I do agree Afghan politicians are spoiled teenagers who, when given the keys to their own car, think they hold the keys to all knowledge and we should never have given them those keys so soon.

RScott January 27, 2012 at 7:06 pm

Your description of “pious” Afghans is like taking the stories from most nightly news broadcasts in the US and using them to describe “Americans”. Not too accurate…if that is what you really think “pious” Afghans are.

Don Bacon January 27, 2012 at 11:33 pm

Nick is, probably unintentionally, explaining in his own words why the U.S. can never prevail in Afghanistan.
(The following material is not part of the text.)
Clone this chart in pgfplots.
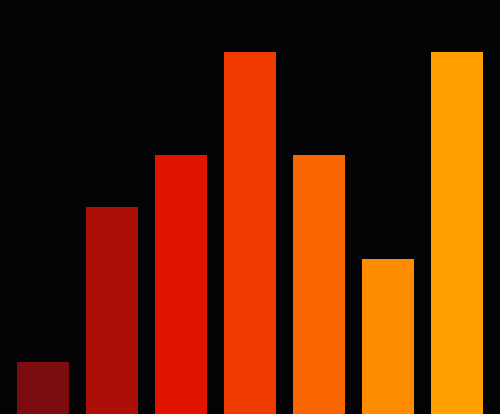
\documentclass[border=0pt]{standalone}
\usepackage{pgfplots}
\pgfplotsset{compat=1.18}
\definecolor{bg}{HTML}{040406}
\definecolor{c1}{HTML}{7D0C0E}
\definecolor{c2}{HTML}{AB0F07}
\definecolor{c3}{HTML}{E21400}
\definecolor{c4}{HTML}{EF3A00}
\definecolor{c5}{HTML}{F96600}
\definecolor{c6}{HTML}{FF8C00}
\definecolor{c7}{HTML}{FFA000}
\begin{document}
\begin{tikzpicture}
\begin{axis}[
  hide axis,
  scale only axis,
  width=10cm, height=8.28cm,
  xmin=-0.623, xmax=6.623,
  ymin=0, ymax=8,
  ybar, bar width=0.754, bar shift=0pt,
  clip=true,
]
% background
\fill[bg] (rel axis cs:0,0) rectangle (rel axis cs:1,1);
\addplot[fill=c1, draw=none] coordinates {(0,1)};
\addplot[fill=c2, draw=none] coordinates {(1,4)};
\addplot[fill=c3, draw=none] coordinates {(2,5)};
\addplot[fill=c4, draw=none] coordinates {(3,7)};
\addplot[fill=c5, draw=none] coordinates {(4,5)};
\addplot[fill=c6, draw=none] coordinates {(5,3)};
\addplot[fill=c7, draw=none] coordinates {(6,7)};
\end{axis}
\end{tikzpicture}
\end{document}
S January 29, 2012 at 11:16 pm

Yes..and for those of us women actually working in the field who respect the culture….some of us are ostracized for doing just that. It appears, whether a woman is leading a CIA team, is a soldier in the field, or is a field researcher risking her rear to understand a particular issue, some in DC will always find fault and make it their business to belittle the women who are serving their country the same as the men.

anan January 31, 2012 at 4:17 pm

“Break out of the Kabul bubble, away from the military, and speak with normal, non-Americanized Afghans. You find that they think the Taliban is only like 20% of the problem. The rest is the government’s inability to cope with local politics. (C.F., Kapisa, Khost, Marjah, etc.)” Bingo. Granted, I have heard this view from anti Taliban Afghans who are not from Taliban heavy areas. Most [or perhaps many] Taliban in the North, West and Center are perceived as closer to organized crime than hard core Mullah Omar centric Quetta Shura. They interact with other organized crime close to Northern Alliance plus, GIRoA and none of the above.
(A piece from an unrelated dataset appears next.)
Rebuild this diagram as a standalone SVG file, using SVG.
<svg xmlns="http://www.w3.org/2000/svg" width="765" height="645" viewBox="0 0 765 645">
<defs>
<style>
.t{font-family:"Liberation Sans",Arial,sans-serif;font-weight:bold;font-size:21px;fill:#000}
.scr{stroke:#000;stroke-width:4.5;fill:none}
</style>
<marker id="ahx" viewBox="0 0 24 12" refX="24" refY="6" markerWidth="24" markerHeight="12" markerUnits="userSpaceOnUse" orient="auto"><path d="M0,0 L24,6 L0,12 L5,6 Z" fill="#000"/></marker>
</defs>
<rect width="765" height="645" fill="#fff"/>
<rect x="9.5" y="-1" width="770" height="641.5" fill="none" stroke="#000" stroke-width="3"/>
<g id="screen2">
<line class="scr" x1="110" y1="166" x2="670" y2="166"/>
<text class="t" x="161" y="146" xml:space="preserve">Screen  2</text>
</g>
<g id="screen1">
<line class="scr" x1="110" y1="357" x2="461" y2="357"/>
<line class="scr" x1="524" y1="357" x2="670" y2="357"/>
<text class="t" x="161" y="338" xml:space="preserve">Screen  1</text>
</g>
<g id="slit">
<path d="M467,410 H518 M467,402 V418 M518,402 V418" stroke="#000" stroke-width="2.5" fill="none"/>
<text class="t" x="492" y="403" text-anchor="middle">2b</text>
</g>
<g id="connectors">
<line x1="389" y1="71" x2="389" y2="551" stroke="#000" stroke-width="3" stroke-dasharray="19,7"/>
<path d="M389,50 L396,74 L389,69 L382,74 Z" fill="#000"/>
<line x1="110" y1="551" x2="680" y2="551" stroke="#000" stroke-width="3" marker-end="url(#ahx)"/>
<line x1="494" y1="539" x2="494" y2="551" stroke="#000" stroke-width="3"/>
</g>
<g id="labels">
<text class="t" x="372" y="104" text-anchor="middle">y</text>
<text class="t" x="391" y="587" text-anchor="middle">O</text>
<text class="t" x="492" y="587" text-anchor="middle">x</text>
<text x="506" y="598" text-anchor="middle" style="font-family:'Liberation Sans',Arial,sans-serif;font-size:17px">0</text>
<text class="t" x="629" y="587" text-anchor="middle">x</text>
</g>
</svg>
There is a deep fear of kidnapping for ransom, robbery and weakness of the rule of law. Many courts and police are seen as corrupt. ANA are also seen as corrupt [popular, legitimate but still “corrupted” as many Afghans see it]. The ANA isn’t really a permanent presence that locals can rely on for help outside the hot zones. They are more an occasional (if that) swing through the area type of thing.

There is no clear authority fully in control of many areas. Internationals are not the problem in most of Afghanistan and don’t have responsibility for security or governance in most quiet areas.

In the majority of Afghanistan, “politics”, governance, and security [as in security from non Taliban threats] is what matters.

And perhaps this is what the international community and international discussion has to focus on.

President Obama’s inner circle is pushing for sharply reducing the budget and size of the ANSF to $3 billion/year and 250,000 end strength. If this happens, the ANSF will have to pull out of much of the East and South. Obama’s vision appears to be to shrink Afghanistan back to anti Taliban rump state and give the Taliban control over many Pashtun areas. This seems to mesh with Turkish, Indian, Russian and Iranian policy.

While this reality means a focus on politics in the quieter areas, it also means that it is unrealistic to “scrap the entire Afghan government and state we’ve spent the last ten years building. This is an enormous step, hugely costly, and possibly ruinous, but it’s the only way we have a chance of ever ending the war.” Again, I mean in the quieter parts of Afghanistan. The ANA, MoI and GIRoA institutionally exist. The Northern Alliance plus exists. As does their very real patrons in Turkey, Russia, Iran and India. They will strongly resist scrapping the status quo. And they cannot be beat. As long as Karzai can twiddle Singh, Putin, Khamenei and Erdogan on his thumbs, Karzai can’t be removed. It is time we accepted this reality and work through the existing Afghan establishment as best we can.

Sebastian February 8, 2012 at 4:14 pm

I think this was the first time on your blog that I actually read some suggestions from you how to do better in Afghanistan. Normally, you are critising other articles and strategies, but unfortunately you very seldomly say how your approach would look like. Please feel encouraged to detail that further. It might be obvious to you, but for me as someone without any background in foreign affairs, it isn’t.